How to Build an Investment Prospectus

Writing a prospectus is an necessary part of planning to seek funding, either through a private placement or an initial public offering. A private placement memorandum (PPM) is used when soliciting private investment. A Form S-1 prospectus is used for an IPO. They are very similar documents and require the same systematic approach to their creation. The key to building a good PPM or prospectus is to use it as a tool in readying your company for the scrutiny a private or public offering will entail. In fact, it is a great way to expose areas of your company that need improvement.

Hold a positioning session and perform SWOT analysis for every department of your company and your mission statement. A SWOT analysis examines the strengths, weaknesses, opportunities and threats associated with each element being analyzed. This session is a great way to know exactly what you need and how you should go about attaining it.

Hire an accountant experienced in public offering financial reports.

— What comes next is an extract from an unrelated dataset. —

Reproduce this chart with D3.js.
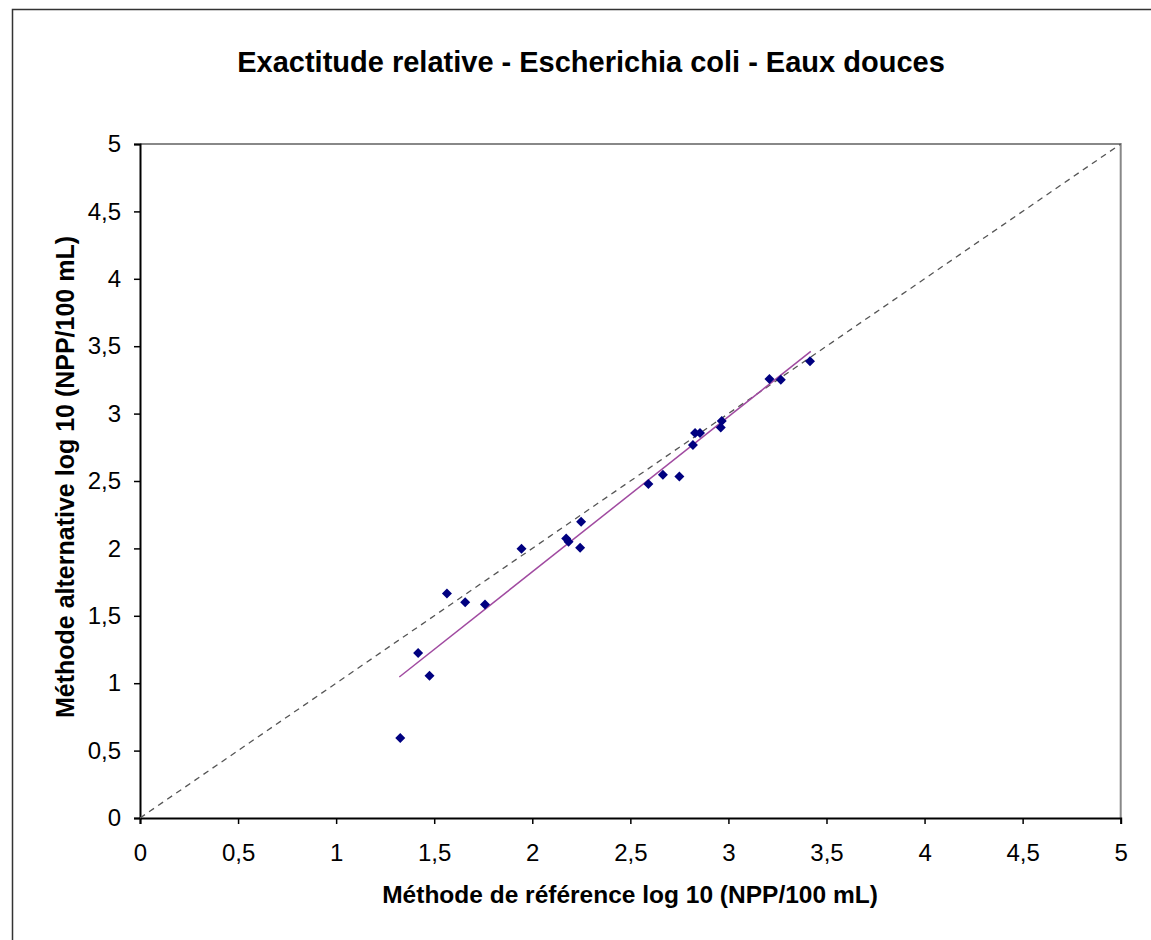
<!DOCTYPE html>
<html>
<head>
<meta charset="utf-8">
<script src="https://cdn.jsdelivr.net/npm/d3@7"></script>
<style>
  body { margin: 0; background: #fff; }
  svg { display: block; font-family: "Liberation Sans", Arial, sans-serif; }
</style>
</head>
<body>
<div id="chart"></div>
<script>
// valeurs (log10 NPP/100 mL)
const refValues = [1.327, 1.418, 1.476, 1.565, 1.658, 1.759, 1.945, 2.173, 2.185, 2.249, 2.244,
  2.592, 2.666, 2.750, 2.819, 2.830, 2.855, 2.961, 2.966, 3.209, 3.267, 3.416];
const altValues = [0.593, 1.224, 1.056, 1.666, 1.601, 1.584, 1.998, 2.074, 2.050, 2.198, 2.005,
  2.478, 2.547, 2.534, 2.767, 2.856, 2.856, 2.897, 2.945, 3.257, 3.252, 3.388];
// courbe de tendance (extrémités)
const trendX = [1.322, 3.42];
const trendY = [1.046, 3.461];
const ticks = [0, 0.5, 1, 1.5, 2, 2.5, 3, 3.5, 4, 4.5, 5];

const width = 1151, height = 940;
const margin = { left: 140, top: 144, right: 30, bottom: 122 };

const svg = d3.select("#chart").append("svg")
  .attr("width", width).attr("height", height);

// cadre extérieur
svg.append("rect")
  .attr("x", 12.5).attr("y", 9.5)
  .attr("width", width).attr("height", height)
  .attr("fill", "none").attr("stroke", "#333").attr("stroke-width", 1.5);

const x = d3.scaleLinear().domain([0, 5]).range([margin.left, width - margin.right - 0.3]);
const y = d3.scaleLinear().domain([0, 5]).range([height - margin.bottom, margin.top]);

const fmt = (d) => String(d).replace(".", ",");

// bords haut/droite gris
svg.append("path")
  .attr("d", `M${x(0)},${y(5)}H${x(5)}V${y(0)}`)
  .attr("fill", "none").attr("stroke", "#888").attr("stroke-width", 2);

const xAxis = svg.append("g")
  .attr("transform", `translate(0,${y(0)})`)
  .call(d3.axisBottom(x).tickValues(ticks).tickFormat(fmt).tickSize(6).tickPadding(20));
const yAxis = svg.append("g")
  .attr("transform", `translate(${x(0)},0)`)
  .call(d3.axisLeft(y).tickValues(ticks).tickFormat(fmt).tickSize(6).tickPadding(13));

[xAxis, yAxis].forEach((g) => {
  g.select(".domain").attr("stroke", "#000").attr("stroke-width", 2);
  g.selectAll(".tick line").attr("stroke", "#000").attr("stroke-width", 1.5);
  g.selectAll(".tick text")
    .attr("fill", "#000")
    .attr("font-size", 24)
    .attr("font-family", "Liberation Sans, Arial, sans-serif");
});

// diagonale y = x
svg.append("line")
  .attr("x1", x(0)).attr("y1", y(0))
  .attr("x2", x(5)).attr("y2", y(5))
  .attr("stroke", "#555").attr("stroke-width", 1.3)
  .attr("stroke-dasharray", "6,5");

// droite de régression
svg.append("line")
  .attr("x1", x(trendX[0])).attr("y1", y(trendY[0]))
  .attr("x2", x(trendX[1])).attr("y2", y(trendY[1]))
  .attr("stroke", "#a04aa0").attr("stroke-width", 1.5);

// points
const pts = refValues.map((d, i) => ({ x: d, y: altValues[i] }));
svg.append("g")
  .selectAll("path")
  .data(pts)
  .join("path")
  .attr("transform", (d) => `translate(${x(d.x)},${y(d.y)})`)
  .attr("d", "M0,-5L5,0L0,5L-5,0Z")
  .attr("fill", "#000080");

// titres
svg.append("text")
  .attr("x", 591).attr("y", 72)
  .attr("text-anchor", "middle")
  .attr("font-size", 29).attr("font-weight", "bold")
  .text("Exactitude relative - Escherichia coli - Eaux douces");

svg.append("text")
  .attr("x", 630).attr("y", 903)
  .attr("text-anchor", "middle")
  .attr("font-size", 24.5).attr("font-weight", "bold")
  .text("Méthode de référence log 10 (NPP/100 mL)");

svg.append("text")
  .attr("transform", "translate(74,477) rotate(-90)")
  .attr("text-anchor", "middle")
  .attr("font-size", 25).attr("font-weight", "bold")
  .text("Méthode alternative log 10 (NPP/100 mL)");
</script>
</body>
</html>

Many young companies find they need to reorganize their financial records prior to holding an audit. If you are planning an IPO, an audit is necessary. It is not always necessary for a private placement, but it is a good idea to have an audit, anyway. It makes your company look more worthy of investment.

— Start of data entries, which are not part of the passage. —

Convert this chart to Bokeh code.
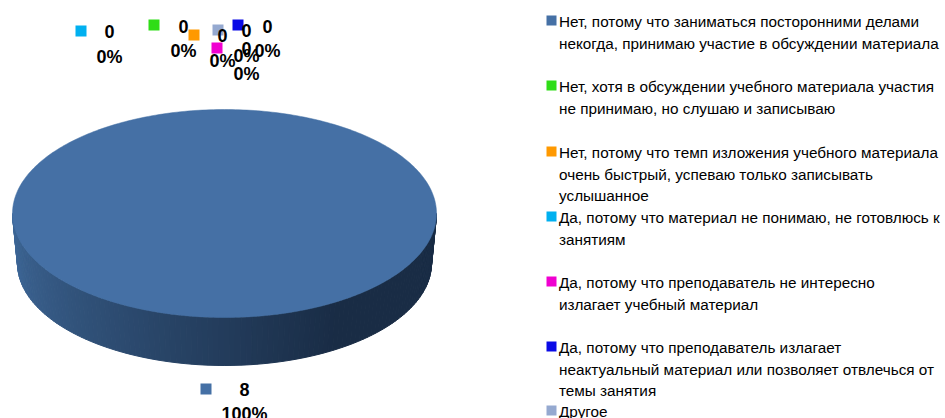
import numpy as np
from bokeh.plotting import figure
from bokeh.models import Range1d, ColumnDataSource
from bokeh.core.properties import value
from bokeh.embed import file_html
from bokeh.resources import INLINE

categories = [
    ["Нет, потому что заниматься посторонними делами", "некогда, принимаю участие в обсуждении материала"],
    ["Нет, хотя в обсуждении учебного материала участия", "не принимаю, но слушаю и записываю"],
    ["Нет, потому что темп изложения учебного материала", "очень быстрый, успеваю только записывать", "услышанное"],
    ["Да, потому что материал не понимаю, не готовлюсь к", "занятиям"],
    ["Да, потому что преподаватель не интересно", "излагает учебный материал"],
    ["Да, потому что преподаватель излагает", "неактуальный материал или позволяет отвлечься от", "темы занятия"],
    ["Другое"],
]
counts = [8, 0, 0, 0, 0, 0, 0]
percents = ["100%", "0%", "0%", "0%", "0%", "0%", "0%"]
colors = ["#4570A5", "#2FDD17", "#FF9900", "#00B0F0", "#F000D0", "#0A0AE6", "#95A9D0"]

# layout (page pixels)
label_marker_x = [205.5, 153.5, 193.5, 80.5, 216.5, 237.5, 217.5]
label_marker_y = [388.5, 24.5, 34.5, 30.5, 47.5, 24.5, 29.5]
label_x = [244, 183, 222, 109, 246, 267, 246]
label_y1 = [389, 26, 35, 31, 48, 26, 30]
label_y2 = [413, 50, 60, 56, 73, 50, 55]
legend_y = [21, 86, 152, 217, 282, 347, 411]
line_step = 21.6

p = figure(width=945, height=418, output_backend="svg", toolbar_location=None,
           x_range=Range1d(0, 945), y_range=Range1d(418, 0), min_border=0,
           outline_line_color=None)
p.axis.visible = False
p.grid.visible = False
p.xaxis.visible = False
p.yaxis.visible = False

cx, cy, rx, ry = 224, 213, 212, 104
bcx, bcy, brx, bry = 224, 263, 207, 102

# side wall: strips along lower half, shaded left to right
c0 = np.array([0x40, 0x6A, 0x9B])
c1 = np.array([0x19, 0x2C, 0x45])
N = 120
th = np.linspace(np.pi, 0, N + 1)
xs, ys, cols = [], [], []
for i in range(N):
    a, b = th[i], th[i + 1]
    xs.append([cx + rx * np.cos(a), cx + rx * np.cos(b), bcx + brx * np.cos(b), bcx + brx * np.cos(a)])
    ys.append([cy + ry * np.sin(a), cy + ry * np.sin(b), bcy + bry * np.sin(b), bcy + bry * np.sin(a)])
    t = min(1.0, (i + 0.5) / N / 0.68)
    c = (c0 + (c1 - c0) * t).astype(int)
    cols.append("#%02x%02x%02x" % tuple(c))
p.patches(xs, ys, fill_color=cols, line_color=cols, line_width=1)

# top face from the values
total = sum(counts)
start = 0.0
for v, col in zip(counts, colors):
    if v == 0:
        continue
    end = start + v / total * 2 * np.pi
    t = np.linspace(start, end, 361)
    p.patch(cx + rx * np.cos(t), cy + ry * np.sin(t), fill_color=col, line_color=col, line_width=0.5)
    start = end

# data labels
p.rect(label_marker_x, label_marker_y, width=11, height=11, fill_color=colors, line_color=None)
lab = ColumnDataSource(dict(x=label_x + label_x, y=label_y1 + label_y2,
                            t=[str(c) for c in counts] + percents))
p.text("x", "y", text="t", source=lab, text_align="center", text_baseline="middle",
       text_font=value("Liberation Sans"), text_font_style="bold",
       text_font_size="18px", text_color="#000000")

# legend
mx = [551] * 7
my = [y - 1 for y in legend_y]
p.rect(mx, my, width=10, height=10, fill_color=colors, line_color=None)
tx, ty, tt = [], [], []
for y, lines in zip(legend_y, categories):
    for j, line in enumerate(lines):
        tx.append(558.5); ty.append(y + j * line_step); tt.append(line)
p.text(tx, ty, text=tt, text_align="left", text_baseline="middle",
       text_font=value("Liberation Sans"), text_font_size="15.3px", text_color="#000000")

open("out.html", "w").write(file_html(p, INLINE))
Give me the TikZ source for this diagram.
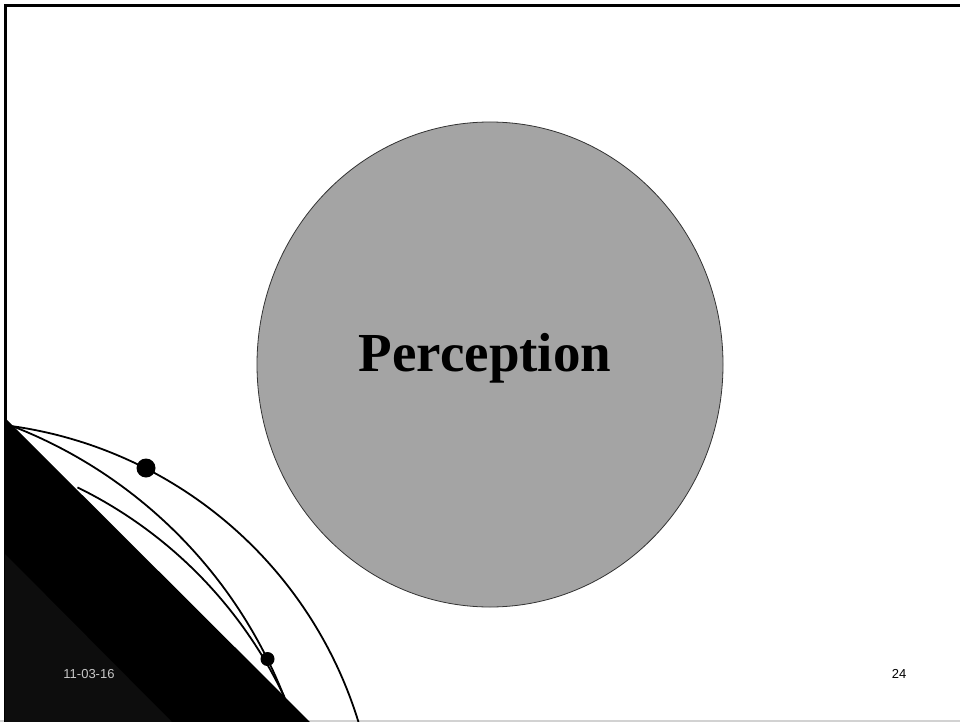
\documentclass[tikz,border=0pt]{standalone}
\usetikzlibrary{shapes.geometric}
\usepackage{fontspec}
\setmainfont{Liberation Serif}
\setsansfont{Liberation Sans}
\definecolor{circfill}{RGB}{164,164,164}
\definecolor{darktri}{RGB}{13,13,13}
\definecolor{datetext}{RGB}{200,200,200}
\begin{document}
\begin{tikzpicture}[x=1pt,y=-1pt,
  arcline/.style={line width=1.8pt, line join=round, samples=120},
  dotmark/.style={circle, fill=black, inner sep=0pt},
  footer/.style={font=\sffamily\fontsize{13}{13}\selectfont, inner sep=0pt}]
\useasboundingbox (0,0) rectangle (960,722);
\fill[white] (0,0) rectangle (960,722);
% bottom light line
\draw[gray!35, line width=1.2pt] (0,721) -- (960,721);
% frame
\draw[black, line width=2.6pt] (960,5.5) -- (5.5,5.5) -- (5.5,722);
% big circle
\node[ellipse, draw=black!80, line width=0.8pt, fill=circfill,
      minimum width=466pt, minimum height=485pt, inner sep=0pt] (circ) at (490,364.5) {};
\node[font=\bfseries\fontsize{55}{55}\selectfont, inner sep=0pt] (perc) at (485,358) {Perception};
% black triangle
\fill[black] (5,418) -- (310,722) -- (5,722) -- cycle;
\fill[darktri] (5,554) -- (172,722) -- (5,722) -- cycle;
% curves (arcs of large circles)
\draw[arcline] plot[domain=-82.7:-16.9] ({-47+424*cos(\x)},{846+424*sin(\x)});
\draw[arcline] plot[domain=-68.6:-21.4] ({-160.7+478*cos(\x)},{871.7+478*sin(\x)});
\draw[arcline] plot[domain=-63.9:-25.2] ({-118.7+446*cos(\x)},{887.9+446*sin(\x)});
% dots
\node[dotmark, minimum size=19pt] (d1) at (146,468) {};
\node[dotmark, minimum size=14pt] (d2) at (267.5,659) {};
% footers
\node[footer, text=datetext] (date) at (89,674) {11-03-16};
\node[footer, text=black] (pnum) at (899,674) {24};
\end{tikzpicture}
\end{document}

Write or update your business plan. Your positioning session should have produced enough information for an updated or new business plan, portions of which will be used in your prospectus.

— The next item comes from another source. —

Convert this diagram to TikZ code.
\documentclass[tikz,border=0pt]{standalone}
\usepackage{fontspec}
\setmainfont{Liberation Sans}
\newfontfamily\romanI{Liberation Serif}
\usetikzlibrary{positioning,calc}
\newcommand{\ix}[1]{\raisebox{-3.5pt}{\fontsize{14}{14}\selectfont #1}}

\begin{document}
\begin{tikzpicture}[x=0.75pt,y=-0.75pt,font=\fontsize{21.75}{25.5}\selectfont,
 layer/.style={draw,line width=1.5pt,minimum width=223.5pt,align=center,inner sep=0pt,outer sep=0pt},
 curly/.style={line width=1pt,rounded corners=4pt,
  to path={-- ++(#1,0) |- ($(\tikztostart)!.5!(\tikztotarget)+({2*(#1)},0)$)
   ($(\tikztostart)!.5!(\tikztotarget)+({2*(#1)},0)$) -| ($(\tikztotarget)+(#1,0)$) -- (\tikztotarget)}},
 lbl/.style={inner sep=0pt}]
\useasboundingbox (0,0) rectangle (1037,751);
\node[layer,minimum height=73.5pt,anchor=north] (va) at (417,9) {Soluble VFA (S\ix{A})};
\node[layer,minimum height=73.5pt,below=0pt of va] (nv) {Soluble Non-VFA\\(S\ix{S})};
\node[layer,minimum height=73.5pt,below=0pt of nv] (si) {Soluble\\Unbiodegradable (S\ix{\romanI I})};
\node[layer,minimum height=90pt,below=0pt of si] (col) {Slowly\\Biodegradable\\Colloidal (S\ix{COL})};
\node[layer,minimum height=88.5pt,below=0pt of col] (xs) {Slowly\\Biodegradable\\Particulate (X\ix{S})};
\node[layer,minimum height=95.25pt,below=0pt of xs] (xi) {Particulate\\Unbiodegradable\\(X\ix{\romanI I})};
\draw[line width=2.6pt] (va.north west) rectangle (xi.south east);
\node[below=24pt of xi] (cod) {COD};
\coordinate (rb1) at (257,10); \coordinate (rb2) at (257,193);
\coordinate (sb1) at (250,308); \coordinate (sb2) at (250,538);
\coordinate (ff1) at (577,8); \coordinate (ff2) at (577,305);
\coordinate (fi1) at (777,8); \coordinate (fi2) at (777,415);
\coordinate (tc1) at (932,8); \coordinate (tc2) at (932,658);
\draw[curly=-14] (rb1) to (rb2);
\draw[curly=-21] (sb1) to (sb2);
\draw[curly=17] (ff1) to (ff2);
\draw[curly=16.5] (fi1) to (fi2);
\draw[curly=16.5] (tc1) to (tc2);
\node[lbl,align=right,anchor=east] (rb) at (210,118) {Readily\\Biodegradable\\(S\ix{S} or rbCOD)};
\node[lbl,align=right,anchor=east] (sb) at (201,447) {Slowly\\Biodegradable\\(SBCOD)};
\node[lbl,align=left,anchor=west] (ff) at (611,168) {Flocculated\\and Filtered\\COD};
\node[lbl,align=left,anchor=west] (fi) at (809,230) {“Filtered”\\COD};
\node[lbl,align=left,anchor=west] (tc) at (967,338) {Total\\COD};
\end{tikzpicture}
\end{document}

Read and understand the requirements of an SEC offering under the Securities Act of 1933 using Form S-1 -- or if you are planning a private placement, study the Reg. D 506 offering process.

Use the forms provided by the SEC for your prospectus. Form S-1 is used for IPOs and Form D is used for PPMs. Write an answer for each section of the form, taking care to avoid projections and hyperbole. Be as concise and truthful as possible, and have an experienced SEC attorney review your prospectus before filing.


  • Your prospectus must have standard legal disclaimers regarding the intention of the document and the downside of investing in the the company. It should have a thorough description of the offering, what the investor is buying, a complete listing of major shareholders to date, a listing of the costs associated with the offering, and a description of the business of the company along with a roster of officers and their bios. The financials are extremely important, particularly the notes to the financials. Every question in Form S-1 must be answered or the SEC will send it back for further work.


  • It doesn't matter if you think the company is the greatest thing since sliced bread. In preparing a prospectus, there is no room for promises or projections -- only facts. You should be prepared to defend in court anything you say in the prospectus, or don't say it.